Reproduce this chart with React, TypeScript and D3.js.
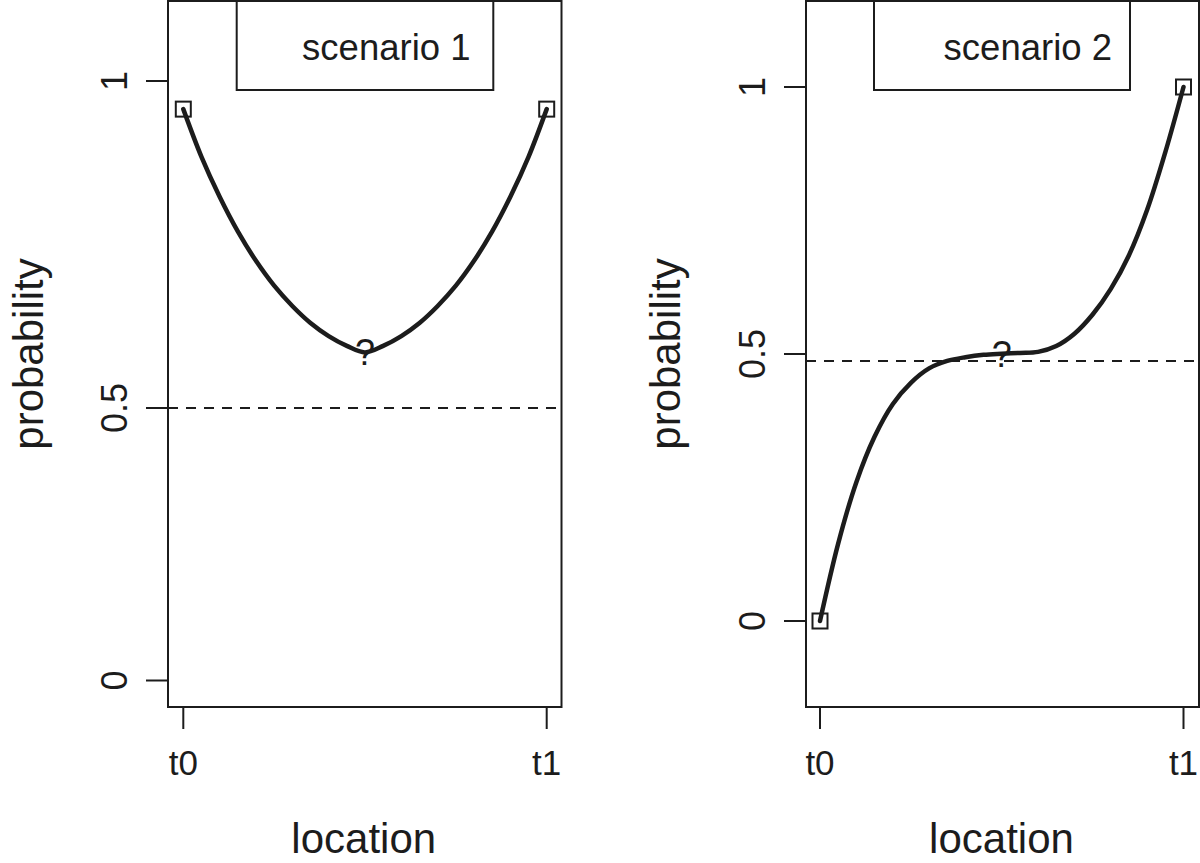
import React from "react";
import * as d3 from "d3";

// ---- data ----
const xTickLabels = ["t0", "t1"];
const xTickValues = [0, 1];
const yTickValues = [0, 0.5, 1];
const yTickLabels = ["0", "0.5", "1"];
const legendLabels = ["scenario 1", "scenario 2"];
const thresholds = [0.5, 0.487];
const axisTitleX = "location";
const axisTitleY = "probability";
const unknownMark = "?";

// scenario 1: U-shaped curve between two known endpoints
const scenario1Loc = [0, 0.05, 0.1, 0.15, 0.2, 0.25, 0.3, 0.35, 0.4, 0.45, 0.5, 0.55, 0.6, 0.65, 0.7, 0.75, 0.8, 0.85, 0.9, 0.95, 1];
const scenario1Prob = [0.957, 0.884, 0.823, 0.77, 0.725, 0.687, 0.656, 0.63, 0.61, 0.595, 0.585, 0.595, 0.61, 0.63, 0.656, 0.687, 0.725, 0.77, 0.823, 0.884, 0.957];
const scenario1KnownLoc = [0, 1];
const scenario1KnownProb = [0.957, 0.957];

// scenario 2: S-shaped curve from 0 to 1
const scenario2Loc = [0, 0.05, 0.1, 0.15, 0.2, 0.25, 0.3, 0.35, 0.4, 0.45, 0.5, 0.55, 0.6, 0.65, 0.7, 0.75, 0.8, 0.85, 0.9, 0.95, 1];
const scenario2Prob = [0, 0.145, 0.26, 0.345, 0.406, 0.446, 0.473, 0.487, 0.494, 0.4985, 0.5005, 0.502, 0.504, 0.515, 0.538, 0.574, 0.622, 0.685, 0.77, 0.878, 1];
const scenario2KnownLoc = [0, 1];
const scenario2KnownProb = [0, 1];

const FONT = "'Liberation Sans', Arial, Helvetica, sans-serif";
const INK = "#1c1c1c";

type PanelSpec = {
  box: { left: number; right: number; top: number; bottom: number };
  x: d3.ScaleLinear<number, number>;
  y: d3.ScaleLinear<number, number>;
  loc: number[];
  prob: number[];
  knownLoc: number[];
  knownProb: number[];
  threshold: number;
  legend: string;
  legendBox: { left: number; right: number; bottom: number };
  legendTextRight: number;
  tickLabelX: number;
  titleX: number;
};

const panels: PanelSpec[] = [
  {
    box: { left: 168, right: 561.5, top: 1, bottom: 707 },
    x: d3.scaleLinear().domain([0, 1]).range([183.3, 546.7]),
    y: d3.scaleLinear().domain([0, 0.5, 1]).range([680.5, 408, 81]),
    loc: scenario1Loc,
    prob: scenario1Prob,
    knownLoc: scenario1KnownLoc,
    knownProb: scenario1KnownProb,
    threshold: thresholds[0],
    legend: legendLabels[0],
    legendBox: { left: 236.7, right: 493.3, bottom: 90 },
    legendTextRight: 470.5,
    tickLabelX: 127,
    titleX: 43,
  },
  {
    box: { left: 806, right: 1199, top: 1, bottom: 707 },
    x: d3.scaleLinear().domain([0, 1]).range([820, 1183.5]),
    y: d3.scaleLinear().domain([0, 1]).range([621, 87]),
    loc: scenario2Loc,
    prob: scenario2Prob,
    knownLoc: scenario2KnownLoc,
    knownProb: scenario2KnownProb,
    threshold: thresholds[1],
    legend: legendLabels[1],
    legendBox: { left: 874, right: 1130, bottom: 90 },
    legendTextRight: 1112,
    tickLabelX: 765,
    titleX: 680,
  },
];

function Panel({ p }: { p: PanelSpec }) {
  const { box, x, y } = p;
  const pts: [number, number][] = p.loc.map((l, i) => [l, p.prob[i]]);
  const line = d3
    .line<[number, number]>()
    .x((d) => x(d[0]))
    .y((d) => y(d[1]))
    .curve(d3.curveCatmullRom.alpha(0.5));
  const midIdx = p.loc.findIndex((l) => l >= 0.5);
  const qx = x(0.5);
  const qy = y(p.prob[midIdx]);
  const sq = 15;
  return (
    <g>
      {/* threshold */}
      <line
        x1={box.left}
        x2={box.right}
        y1={y(p.threshold)}
        y2={y(p.threshold)}
        stroke={INK}
        strokeWidth={2}
        strokeDasharray="10,8"
      />
      {/* question mark */}
      <text x={qx} y={qy + 13} textAnchor="middle" fontFamily={FONT} fontSize={36} fill={INK}>
        {unknownMark}
      </text>
      {/* curve */}
      <path d={line(pts) || ""} fill="none" stroke={INK} strokeWidth={4.5} strokeLinecap="round" />
      {/* known points */}
      {p.knownLoc.map((l, i) => (
        <rect
          key={i}
          x={x(l) - sq / 2}
          y={y(p.knownProb[i]) - sq / 2}
          width={sq}
          height={sq}
          fill="none"
          stroke={INK}
          strokeWidth={2}
        />
      ))}
      {/* box */}
      <rect
        x={box.left}
        y={box.top}
        width={box.right - box.left}
        height={box.bottom - box.top}
        fill="none"
        stroke={INK}
        strokeWidth={2}
      />
      {/* legend */}
      <rect
        x={p.legendBox.left}
        y={box.top}
        width={p.legendBox.right - p.legendBox.left}
        height={p.legendBox.bottom - box.top}
        fill="white"
        stroke={INK}
        strokeWidth={2}
      />
      <text
        x={p.legendTextRight}
        y={60}
        textAnchor="end"
        fontFamily={FONT}
        fontSize={36.5}
        fill={INK}
      >
        {p.legend}
      </text>
      {/* y axis */}
      {yTickValues.map((v, i) => (
        <g key={i}>
          <line x1={box.left - 22} x2={box.left} y1={y(v)} y2={y(v)} stroke={INK} strokeWidth={2} />
          <text
            transform={`translate(${p.tickLabelX},${y(v)}) rotate(-90)`}
            textAnchor="middle"
            fontFamily={FONT}
            fontSize={36}
            fill={INK}
          >
            {yTickLabels[i]}
          </text>
        </g>
      ))}
      {/* x axis */}
      {xTickValues.map((v, i) => (
        <g key={i}>
          <line x1={x(v)} x2={x(v)} y1={box.bottom} y2={box.bottom + 22} stroke={INK} strokeWidth={2} />
          <text x={x(v)} y={775} textAnchor="middle" fontFamily={FONT} fontSize={35} fill={INK}>
            {xTickLabels[i]}
          </text>
        </g>
      ))}
      <text
        x={(box.left + box.right) / 2 - 1}
        y={853}
        textAnchor="middle"
        fontFamily={FONT}
        fontSize={42}
        fill={INK}
      >
        {axisTitleX}
      </text>
      <text
        transform={`translate(${p.titleX},${(box.top + box.bottom) / 2}) rotate(-90)`}
        textAnchor="middle"
        fontFamily={FONT}
        fontSize={42}
        fill={INK}
      >
        {axisTitleY}
      </text>
    </g>
  );
}

export default function App() {
  return (
    <svg
      width={1200}
      height={863}
      viewBox="0 0 1200 863"
      style={{ position: "absolute", left: 0, top: 0, background: "white" }}
    >
      <rect x={0} y={0} width={1200} height={863} fill="white" />
      {panels.map((p, i) => (
        <Panel key={i} p={p} />
      ))}
    </svg>
  );
}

* * * * *

Leave out the pictures and repeat exactly the lines from the start of the material through the line that contains "const scenario1KnownProb = [0.957, 0.957];", both included.

• **Exercise answer**
Reproduce this chart with React, TypeScript and D3.js.
import React from "react";
import * as d3 from "d3";

// ---- data ----
const xTickLabels = ["t0", "t1"];
const xTickValues = [0, 1];
const yTickValues = [0, 0.5, 1];
const yTickLabels = ["0", "0.5", "1"];
const legendLabels = ["scenario 1", "scenario 2"];
const thresholds = [0.5, 0.487];
const axisTitleX = "location";
const axisTitleY = "probability";
const unknownMark = "?";

// scenario 1: U-shaped curve between two known endpoints
const scenario1Loc = [0, 0.05, 0.1, 0.15, 0.2, 0.25, 0.3, 0.35, 0.4, 0.45, 0.5, 0.55, 0.6, 0.65, 0.7, 0.75, 0.8, 0.85, 0.9, 0.95, 1];
const scenario1Prob = [0.957, 0.884, 0.823, 0.77, 0.725, 0.687, 0.656, 0.63, 0.61, 0.595, 0.585, 0.595, 0.61, 0.63, 0.656, 0.687, 0.725, 0.77, 0.823, 0.884, 0.957];
const scenario1KnownLoc = [0, 1];
const scenario1KnownProb = [0.957, 0.957];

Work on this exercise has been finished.